Blind people have been long overlooked when it comes to social advancement and technological innovation, and Moallem’s labeler offers a simple, affordable solution that will have its largest impact in the developing world, where an estimated 90 percent of blind people worldwide reside. A former MIT graduate student, Moallem was originally inspired by the IDEAS Competition. He saw that, as a minority group, the blind have been long overlooked by the commercial sector leading to stagnation in the development of low-cost technology for their needs. Several technological advancements have been made but they cater to those in the first world who can afford the expensive, sleek products or electronics. Government subsidies and institutional purchases help maintain high prices making it highly unlikely these products will ever reach the majority of people who could use them.
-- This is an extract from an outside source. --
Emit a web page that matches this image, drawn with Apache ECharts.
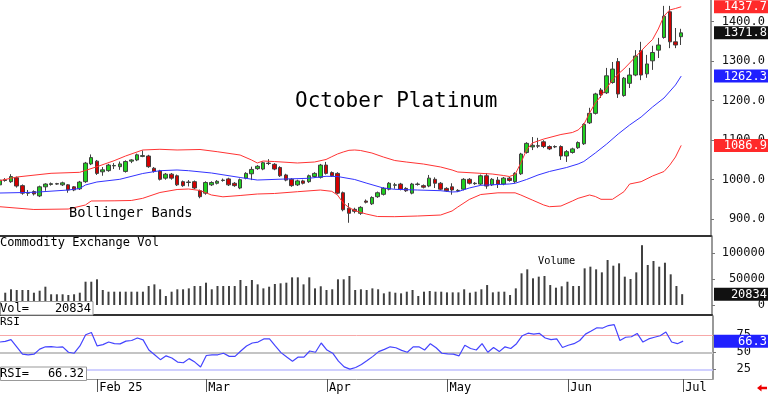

Rates of illiteracy, unemployment and poverty remain exorbitant in the blind community perpetuating the vicious cycle of social exclusion and neglect.
As an alternative, Moallem devised a tool that can be both used and produced by the blind. The design draws inspiration from Louis Braille’s original “slate and stylus” and involves a simple six-button system that crosses language barriers. However, unlike Braille’s design, characters are not formed backwards and hands are saved the tiring effort of punching one dot at a time. Moallem also plans to make construction instructions available as an open-source document on the web.
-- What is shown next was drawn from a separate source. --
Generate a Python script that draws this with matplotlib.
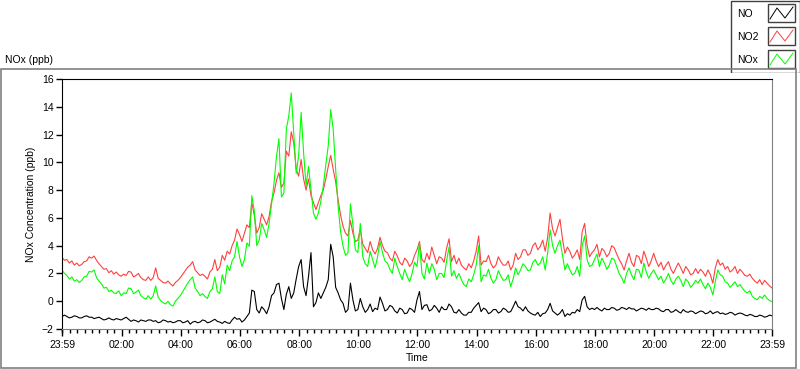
import numpy as np
import matplotlib
matplotlib.use('Agg')
from matplotlib import pyplot as plt
from matplotlib.patches import Rectangle
from matplotlib.lines import Line2D

plt.rcParams['font.family'] = ['Liberation Sans', 'DejaVu Sans']
plt.rcParams['font.size'] = 7.5

# minutes after 23:59, one reading every 5 min (12 per row = 1 hour)
minutes = np.arange(0, 1441, 5)

no = [-1.1, -1.0, -1.1, -1.2, -1.15, -1.05, -1.1, -1.2, -1.2, -1.1, -1.05, -1.15,
      -1.15, -1.25, -1.2, -1.15, -1.25, -1.35, -1.3, -1.2, -1.3, -1.35, -1.25, -1.3,
      -1.35, -1.25, -1.15, -1.3, -1.45, -1.35, -1.4, -1.5, -1.35, -1.4, -1.45, -1.35,
      -1.35, -1.45, -1.4, -1.55, -1.5, -1.35, -1.4, -1.5, -1.45, -1.55, -1.5, -1.4,
      -1.4, -1.55, -1.5, -1.4, -1.65, -1.5, -1.45, -1.55, -1.5, -1.35, -1.4, -1.55,
      -1.5, -1.4, -1.3, -1.45, -1.5, -1.6, -1.45, -1.55, -1.6, -1.35, -1.15, -1.3,
      -1.25, -1.5, -1.35, -1.1, -0.85, 0.8, 0.7, -0.6, -0.85, -0.4, -0.6, -0.9,
      -0.4, 0.4, 0.6, 1.2, 1.3, 0.2, -0.6, 0.5, 1.05, 0.2, 0.6, 1.6,
      2.5, 3.0, 1.05, 0.4, 1.8, 3.5, -0.4, -0.1, 0.6, 0.2, 0.6, 1.0,
      1.55, 4.1, 3.2, 1.0, 0.6, 0.1, -0.15, -0.8, -0.6, 1.3, 0.1, -0.7,
      -0.6, 0.2, -0.4, -0.8, -0.6, -0.2, -0.75, -0.5, -0.6, 0.3, -0.15, -0.7,
      -0.6, -0.3, -0.4, -0.7, -0.85, -0.5, -0.6, -0.9, -0.85, -0.5, -0.6, -0.8,
      0.1, 0.7, -0.6, -0.3, -0.25, -0.7, -0.6, -0.3, -0.5, -0.8, -0.4, -0.6,
      -0.6, -0.2, -0.4, -0.8, -0.85, -0.6, -0.85, -1.0, -1.0, -0.8, -0.8, -0.5,
      -0.3, -0.1, -0.75, -0.5, -0.6, -0.9, -0.8, -0.6, -0.6, -0.85, -0.75, -0.5,
      -0.6, -0.8, -0.75, -0.4, 0.0, -0.4, -0.5, -0.7, -0.4, -0.7, -0.85, -0.95,
      -1.0, -0.8, -1.1, -0.9, -0.85, -0.6, -0.15, -0.7, -0.85, -1.0, -0.85, -0.6,
      -1.1, -0.9, -1.0, -0.8, -0.85, -0.6, -0.75, 0.1, 0.35, -0.4, -0.6, -0.5,
      -0.6, -0.45, -0.6, -0.7, -0.5, -0.6, -0.6, -0.45, -0.5, -0.65, -0.6, -0.45,
      -0.5, -0.6, -0.45, -0.55, -0.55, -0.7, -0.6, -0.5, -0.55, -0.65, -0.5, -0.6,
      -0.6, -0.5, -0.55, -0.7, -0.75, -0.6, -0.6, -0.8, -0.75, -0.6, -0.75, -0.85,
      -0.6, -0.75, -0.8, -0.7, -0.75, -0.9, -0.8, -0.7, -0.75, -0.9, -0.85, -0.7,
      -0.9, -0.8, -0.75, -0.9, -0.85, -0.95, -0.9, -0.8, -0.85, -1.0, -0.9, -0.85,
      -0.9, -1.0, -1.05, -0.95, -1.0, -1.1, -1.1, -1.0, -1.05, -1.15, -1.1, -1.0,
      -1.05]

no2 = [3.15, 2.95, 3.0, 2.75, 2.9, 2.6, 2.75, 2.55, 2.65, 2.85, 2.9, 3.2,
       3.1, 3.25, 2.95, 2.7, 2.5, 2.3, 2.35, 2.05, 2.2, 1.95, 2.1, 1.9,
       1.8, 1.95, 1.85, 2.15, 2.1, 1.75, 1.85, 2.0, 1.7, 1.55, 1.5, 1.75,
       1.5, 1.7, 2.4, 1.65, 1.5, 1.35, 1.3, 1.45, 1.25, 1.1, 1.35, 1.5,
       1.7, 1.95, 2.2, 2.45, 2.6, 2.85, 2.25, 2.05, 1.85, 1.95, 1.8, 1.6,
       2.1, 2.3, 3.0, 2.2, 2.45, 3.3, 2.95, 3.6, 3.4, 4.0, 4.4, 5.2,
       4.8, 4.3, 4.9, 5.5, 5.3, 7.1, 6.2, 4.9, 5.3, 6.3, 5.9, 5.5,
       6.1, 7.2, 7.8, 8.7, 9.25, 8.2, 8.5, 10.8, 10.45, 12.2, 11.4, 9.5,
       9.0, 10.2, 8.8, 8.0, 8.8, 7.6, 7.1, 6.6, 7.1, 7.6, 8.0, 8.8,
       9.7, 10.5, 9.5, 8.6, 7.3, 6.2, 5.4, 4.9, 4.7, 5.8, 4.9, 4.3,
       4.4, 5.2, 4.1, 3.8, 3.5, 4.3, 3.7, 3.4, 3.8, 4.6, 4.0, 3.6,
       3.5, 3.1, 2.9, 3.6, 3.25, 2.8, 2.6, 3.1, 2.9, 2.5, 2.75, 3.3,
       3.7, 4.3, 3.0, 2.8, 3.45, 3.0, 3.9, 3.3, 2.7, 3.2, 3.1, 2.8,
       3.8, 4.5, 2.85, 3.3, 2.7, 3.1, 2.6, 2.4, 2.25, 2.7, 2.4, 2.9,
       3.6, 4.7, 2.6, 2.9, 2.85, 3.3, 2.7, 2.4, 2.6, 3.2, 2.85, 2.6,
       2.6, 2.9, 2.25, 2.6, 3.45, 3.0, 3.2, 3.7, 3.7, 3.3, 3.45, 4.0,
       4.2, 3.7, 3.95, 4.4, 3.6, 4.6, 6.35, 5.2, 4.7, 5.3, 5.9, 4.5,
       3.45, 3.9, 3.6, 3.1, 3.35, 3.7, 3.0, 5.0, 5.6, 4.0, 3.2, 3.5,
       3.7, 4.1, 3.2, 3.8, 3.6, 3.2, 3.45, 4.0, 3.85, 3.4, 3.0, 2.7,
       2.25, 2.9, 3.45, 2.8, 2.5, 3.3, 3.2, 2.7, 3.6, 3.1, 2.5, 2.9,
       3.45, 2.9, 2.5, 2.8, 2.25, 2.6, 2.85, 2.3, 2.0, 2.4, 2.75, 2.4,
       2.0, 2.5, 2.25, 1.9, 2.0, 2.35, 2.0, 2.3, 2.1, 1.8, 2.25, 1.9,
       1.3, 2.4, 3.0, 2.6, 2.75, 2.3, 2.5, 2.1, 2.25, 2.5, 2.0, 2.3,
       2.1, 1.85, 1.8, 1.95, 1.65, 1.45, 1.3, 1.55, 1.2, 1.5, 1.3, 1.1,
       0.95]

nox = [2.25, 2.0, 1.85, 1.6, 1.75, 1.45, 1.55, 1.35, 1.5, 1.75, 1.8, 2.15,
       2.1, 2.25, 1.7, 1.45, 1.25, 0.95, 1.0, 0.7, 0.8, 0.6, 0.55, 0.75,
       0.4, 0.6, 0.55, 0.95, 0.9, 0.55, 0.65, 0.8, 0.4, 0.25, 0.15, 0.4,
       0.15, 0.4, 1.1, 0.3, 0.05, -0.1, -0.2, 0.0, -0.25, -0.35, 0.0, 0.2,
       0.4, 0.7, 1.0, 1.3, 1.55, 1.75, 0.95, 0.7, 0.4, 0.55, 0.35, 0.2,
       0.7, 0.9, 1.75, 0.7, 0.55, 1.9, 1.25, 2.6, 2.2, 2.9, 3.2, 4.3,
       3.2, 2.5, 3.0, 4.2, 3.95, 7.6, 6.5, 4.0, 4.4, 5.6, 5.15, 4.6,
       5.6, 7.0, 8.5, 10.4, 11.7, 7.5, 7.8, 12.4, 13.35, 15.0, 12.1, 9.2,
       10.5, 13.6, 10.7, 8.3, 9.7, 8.0, 6.35, 5.9, 6.35, 7.2, 8.3, 9.8,
       11.2, 13.8, 12.4, 9.5, 6.85, 5.0, 3.95, 3.3, 3.5, 7.0, 5.5, 3.7,
       3.5, 5.6, 3.2, 2.7, 2.5, 3.6, 3.0, 2.4, 3.2, 4.3, 3.5, 2.9,
       2.75, 2.3, 2.0, 3.1, 2.5, 2.0, 1.55, 2.3, 1.8, 1.4, 2.0, 2.8,
       2.5, 4.2, 2.0, 1.6, 2.75, 2.0, 2.7, 2.3, 1.55, 2.0, 2.0, 1.7,
       2.9, 3.9, 1.8, 2.2, 1.65, 2.0, 1.55, 1.2, 1.05, 1.6, 1.4, 1.9,
       2.6, 4.0, 1.4, 1.9, 1.8, 2.3, 1.65, 1.3, 1.55, 2.2, 1.8, 1.5,
       1.55, 1.9, 1.05, 1.6, 2.4, 1.9, 2.25, 2.7, 2.5, 2.2, 2.25, 2.8,
       3.0, 2.6, 2.75, 3.2, 2.25, 3.5, 5.15, 4.0, 3.45, 4.0, 4.4, 3.3,
       2.25, 2.7, 2.25, 1.9, 2.0, 2.5, 1.8, 4.0, 4.7, 3.0, 2.5, 2.6,
       3.0, 3.4, 2.5, 3.1, 2.75, 2.3, 2.6, 3.1, 3.0, 2.5, 2.0, 1.7,
       1.3, 2.0, 2.4, 1.9, 1.55, 2.3, 2.25, 1.7, 2.75, 2.1, 1.65, 2.0,
       2.25, 1.9, 1.55, 1.8, 1.3, 1.6, 2.0, 1.5, 1.2, 1.6, 1.8, 1.5,
       1.05, 1.6, 1.4, 1.0, 1.2, 1.5, 1.3, 1.6, 1.2, 0.9, 1.3, 1.0,
       0.45, 1.4, 2.25, 1.9, 1.8, 1.4, 1.3, 1.0, 1.2, 1.4, 1.05, 1.2,
       0.95, 0.7, 0.6, 0.75, 0.35, 0.2, 0.1, 0.35, 0.2, 0.45, 0.2, 0.05,
       -0.03]

tick_pos = [0, 121, 241, 361, 481, 601, 721, 841, 961, 1081, 1201, 1321, 1440]
tick_labels = ['23:59', '02:00', '04:00', '06:00', '08:00', '10:00', '12:00',
               '14:00', '16:00', '18:00', '20:00', '22:00', '23:59']

W, H = 800, 369
fig = plt.figure(figsize=(W / 100, H / 100), dpi=100)

# outer panel frame
fig.add_artist(Rectangle((1 / W, 1 - 368 / H), 795 / W, 299 / H, transform=fig.transFigure,
                         fill=False, edgecolor='#808080', lw=1.2))

ax = fig.add_axes([62 / W, 1 - 329 / H, 710 / W, 250 / H])
ax.plot(minutes, no, color='black', lw=0.8)
ax.plot(minutes, no2, color='#ff4040', lw=0.8)
ax.plot(minutes, nox, color='#00ff00', lw=0.8)

ax.set_xlim(0, 1440)
ax.set_ylim(-2, 16)
ax.set_yticks(range(-2, 17, 2))
ax.set_xticks(tick_pos)
ax.set_xticklabels(tick_labels)
ax.set_xticks(np.arange(1, 1440, 15), minor=True)
ax.tick_params(axis='x', which='major', length=5, width=1, pad=3)
ax.tick_params(axis='x', which='minor', length=3, width=1)
ax.tick_params(axis='y', length=4, width=1, pad=2)
for s in ['left', 'top']:
    ax.spines[s].set_color('black')
for s in ['right', 'bottom']:
    ax.spines[s].set_color('#808080')
ax.set_ylabel('NOx Concentration (ppb)', labelpad=4)
ax.set_xlabel('Time', labelpad=2)

fig.text(5 / W, 1 - 60 / H, 'NOx (ppb)', ha='left', va='center')

# legend panel drawn in pixel coordinates
lg = fig.add_axes([730 / W, 1 - 73 / H, 70 / W, 73 / H])
lg.set_xlim(0, 70)
lg.set_ylim(73, 0)
lg.axis('off')
lg.add_patch(Rectangle((0.5, 0.5), 69, 72, facecolor='white', edgecolor='#404040', lw=1))
names = ['NO', 'NO2', 'NOx']
colors = ['black', '#ff4040', '#00ff00']
for i, (nm, c) in enumerate(zip(names, colors)):
    y0 = 4 + i * 23
    lg.text(7, y0 + 10, nm, ha='left', va='center')
    lg.add_patch(Rectangle((38, y0), 27, 18, facecolor='white', edgecolor='#404040', lw=1))
    lg.add_line(Line2D([40, 47, 55, 63], [y0 + 15, y0 + 4, y0 + 14, y0 + 3], color=c, lw=0.7))

fig.savefig('out.png', dpi=100)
To test out his idea, Moallem held the first Blind-Lead Workshop in 2010 at the WORTH Trust training facility in Katpadi, India. Five blind trainees and a sighted supervisor came from the surrounding Tamil Nadu region and the experiment proved a success. WORTH has now added a permanent Blind-Lead Workshop to its facilities where skill-training and full-time employment are offered to blind individuals.
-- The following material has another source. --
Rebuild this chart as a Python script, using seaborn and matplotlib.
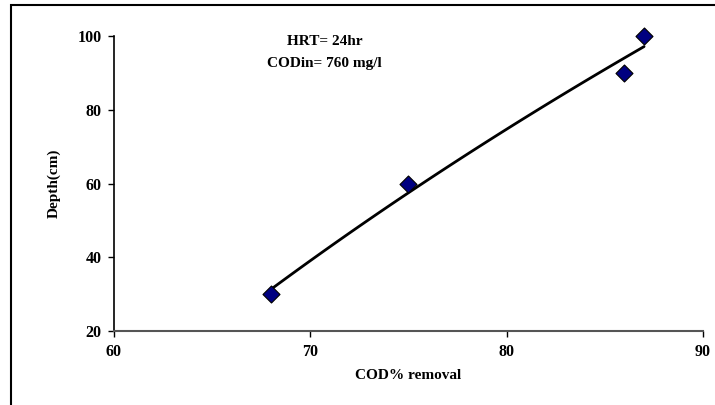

Invention in hand, Moallem is now determined to establish workshops worldwide where the product can be produced on a local scale by and for the blind. He is determined for it to remain affordable (about $5 per device in the developing world) and in the public domain. While his prototype is constructed of aluminum, musical wire, grommets, an IDC connector and vinyl tape, its design makes it adaptable to almost any local setting. For instance, he discussed using recycled steel, paper clips or the body of old cassette tapes for production in Africa. In the near future, he hopes to take the workshop to Senegal, Liberia and Lebanon. As Moallem stated, “Once empowered with the skills of mechanical design and construction, blind visionaries can lead the development of tactile and Braille tools, rightfully reclaiming the legacy of Louis Braille.”